Is it going to go up or down? A useful tool for answering this question is the Elliott Wave Theory approach. Elliott wave is an effective way of reading the chart and getting a clearer picture about the future market move. The appropriate application of Elliott Wave analysis enables us to predict in advance the possible direction of markets. Before we see the interesting pattern of the Athens General Index ASE:ATH, let's take a look at the basic concept of an Elliott Wave. In an uptrend, the bull market phase (the impulse wave) has five waves, while the bear market phase (the corrective wave) has three waves. Chart 1 and chart 2 show the above fundamental concept of an Elliott Wave.
In a downtrend, the bear market phase (the impulse wave) has five waves, while the bull market phase (the corrective wave) has three waves. Chart 3 and chart 4 depict the above fundamental concept of an Elliott Wave.
In the case of the Athens General Index ASE:ATH, we can identify two different Elliott Wave counts. The first count is a bearish impulse wave and the second count is a bullish corrective wave. Let's start with the first count, the bearish impulse wave.
In chart 5, we can see the weekly price action of the ASE:ATH Athens general index covering the bearish market move since 2008. We can make out a classic Elliott Wave pattern from the peak of 2008 until now (See chart 5).

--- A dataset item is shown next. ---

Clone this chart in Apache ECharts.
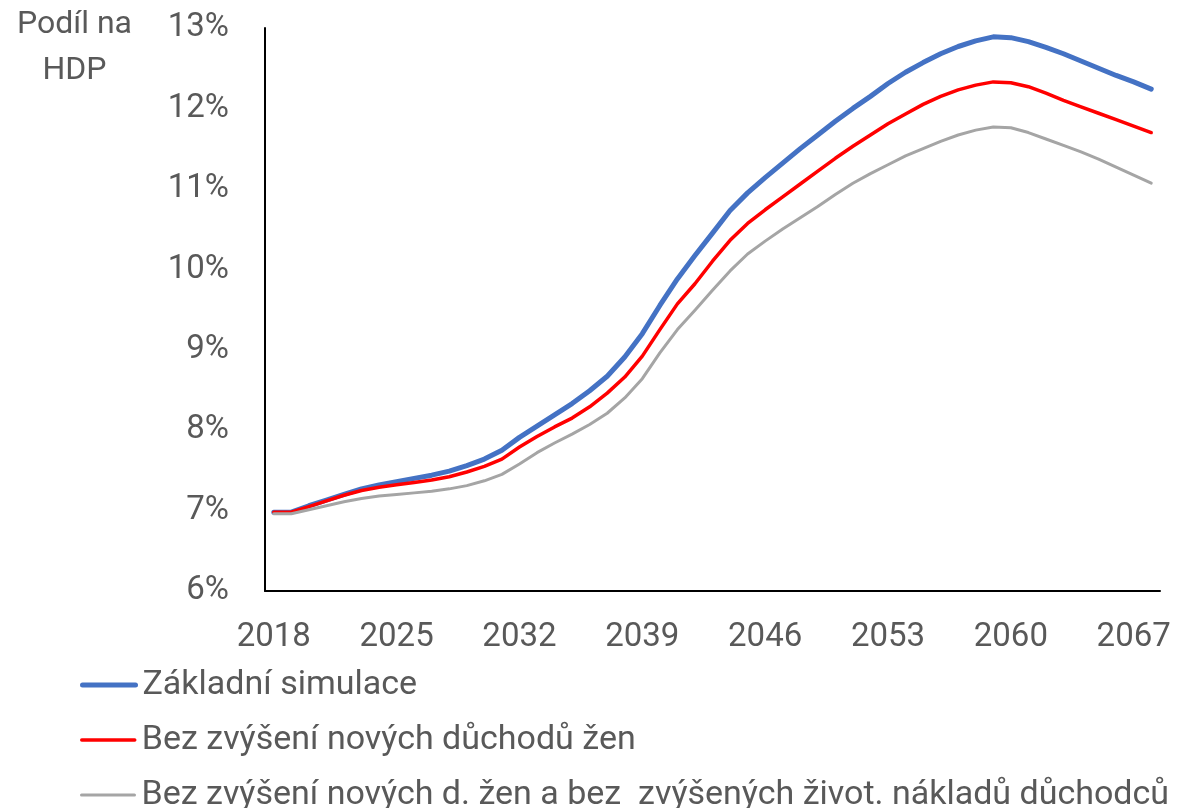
<!DOCTYPE html>
<html>
<head>
<meta charset="utf-8">
<script src="https://cdn.jsdelivr.net/npm/echarts@6/dist/echarts.min.js"></script>
<style>
  html, body { margin: 0; padding: 0; background: #fff; }
  #main { width: 1184px; height: 808px; }
</style>
</head>
<body>
<div id="main"></div>
<script>
var chartDom = document.getElementById('main');
var myChart = echarts.init(chartDom);
var option;

var years = ['2018','2019','2020','2021','2022','2023','2024','2025','2026','2027',
  '2028','2029','2030','2031','2032','2033','2034','2035','2036','2037',
  '2038','2039','2040','2041','2042','2043','2044','2045','2046','2047',
  '2048','2049','2050','2051','2052','2053','2054','2055','2056','2057',
  '2058','2059','2060','2061','2062','2063','2064','2065','2066','2067','2068'];

// podil vydaju na HDP v %
var zakladni = [6.98, 6.98, 7.06, 7.13, 7.20, 7.27, 7.32, 7.36, 7.40, 7.44,
  7.49, 7.56, 7.64, 7.75, 7.91, 8.05, 8.19, 8.33, 8.49, 8.67,
  8.91, 9.20, 9.55, 9.88, 10.17, 10.45, 10.73, 10.95, 11.14, 11.32,
  11.50, 11.67, 11.84, 12.00, 12.15, 12.31, 12.45, 12.57, 12.68, 12.77,
  12.84, 12.89, 12.88, 12.83, 12.76, 12.68, 12.59, 12.50, 12.41, 12.33, 12.24];

var bezZen = [6.98, 6.98, 7.05, 7.12, 7.19, 7.25, 7.29, 7.32, 7.35, 7.38,
  7.42, 7.48, 7.55, 7.64, 7.79, 7.92, 8.04, 8.15, 8.29, 8.46,
  8.66, 8.92, 9.25, 9.57, 9.82, 10.10, 10.36, 10.57, 10.74, 10.90,
  11.06, 11.22, 11.38, 11.53, 11.67, 11.81, 11.93, 12.05, 12.15, 12.23,
  12.29, 12.33, 12.32, 12.27, 12.19, 12.10, 12.02, 11.94, 11.86, 11.78, 11.70];

var bezZenNaklady = [6.96, 6.96, 7.01, 7.06, 7.11, 7.15, 7.18, 7.20, 7.22, 7.24,
  7.27, 7.31, 7.37, 7.45, 7.58, 7.72, 7.84, 7.95, 8.07, 8.21,
  8.40, 8.64, 8.96, 9.25, 9.49, 9.74, 9.98, 10.19, 10.35, 10.50,
  10.64, 10.78, 10.93, 11.07, 11.19, 11.30, 11.41, 11.50, 11.59, 11.67,
  11.73, 11.77, 11.76, 11.70, 11.62, 11.54, 11.46, 11.37, 11.27, 11.17, 11.07];

var seriesNames = ['Základní simulace', 'Bez zvýšení nových důchodů žen',
  'Bez zvýšení nových d. žen a bez  zvýšených život. nákladů důchodců'];
var colors = ['#4472C4', '#FF0000', '#A5A5A5'];
var widths = [5, 3.5, 3];

var txt = '#595959';
var fnt = 'Roboto';

// jedna legenda na radek, aby se nezalamovala do sloupcu
function makeLegend(i, top) {
  return {
    orient: 'vertical',
    left: 80,
    top: top,
    padding: 0,
    itemWidth: 53,
    itemHeight: 14,
    itemGap: 0,
    itemStyle: { opacity: 0 },
    lineStyle: { width: widths[i], cap: 'round' },
    textStyle: { color: txt, fontSize: 34, fontFamily: fnt, lineHeight: 30, padding: [0, 0, 0, 2] },
    data: [seriesNames[i]]
  };
}

option = {
  animation: false,
  textStyle: { fontFamily: fnt },
  grid: { left: 265, right: 24, top: 28, bottom: 217 },
  graphic: [{
    type: 'text',
    left: 17, top: 2,
    style: {
      text: 'Podíl na\nHDP',
      fill: txt,
      font: '32px Roboto',
      textAlign: 'center',
      lineHeight: 46
    }
  }],
  legend: [makeLegend(0, 668), makeLegend(1, 723), makeLegend(2, 778)],
  xAxis: {
    type: 'category',
    data: years,
    boundaryGap: true,
    axisLine: { lineStyle: { color: '#000', width: 2 } },
    axisTick: { show: false },
    axisLabel: { interval: 6, color: txt, fontSize: 33, fontFamily: fnt, margin: 30 }
  },
  yAxis: {
    type: 'value',
    min: 6, max: 13, interval: 1,
    axisLine: { show: true, lineStyle: { color: '#000', width: 2 } },
    axisTick: { show: false },
    splitLine: { show: false },
    axisLabel: { formatter: '{value}%', color: txt, fontSize: 33, fontFamily: fnt, margin: 36 }
  },
  series: [
    {
      name: seriesNames[0], type: 'line', data: zakladni,
      symbol: 'none',
      itemStyle: { color: colors[0] },
      lineStyle: { color: colors[0], width: widths[0], cap: 'round', join: 'round' }
    },
    {
      name: seriesNames[1], type: 'line', data: bezZen,
      symbol: 'none',
      itemStyle: { color: colors[1] },
      lineStyle: { color: colors[1], width: widths[1], cap: 'round', join: 'round' }
    },
    {
      name: seriesNames[2], type: 'line', data: bezZenNaklady,
      symbol: 'none',
      itemStyle: { color: colors[2] },
      lineStyle: { color: colors[2], width: widths[2], cap: 'round', join: 'round' }
    }
  ]
};

option && myChart.setOption(option);
</script>
</body>
</html>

This Elliott Wave count suggests that the impulse wave is almost complete. The last, 5th wave has not started yet so we should expect the final bearish move in the near future. The price will probably find resistance at the bearish trend line W1 and will move lower, retesting the lowest low value of 08th June of 2012. After the 5th, final wave is over; we can expect an "a, b, c" correction to higher price levels.
In chart 6, we see again the weekly price action of the ASE:ATH Athens General Index, covering the bearish market move since 2008. If we forget for a moment the first count which we described earlier, another possible count can be identified. This time though we have a corrective wave of a bullish trend. The details can be seen in the chart 6.
The second Elliott Wave count suggests that the corrective phase of a major bullish trend is now over and a new impulse wave develops.
We are now near a critical price level, because the bearish trend line W1 is a very strong resistance line. If the price breaks the trendline upwards, we can be more confident that the second Elliott Wave count is in progress. On the other hand, if the price finds resistance at the trendline w1, then we can consider the first count valid. Either way, unless the price breaks the bearish trendline w1 upwards, it is not safe to consider initiating any long position.
Disclosure: I have no positions in any stocks mentioned, and no plans to initiate any positions within the next 72 hours.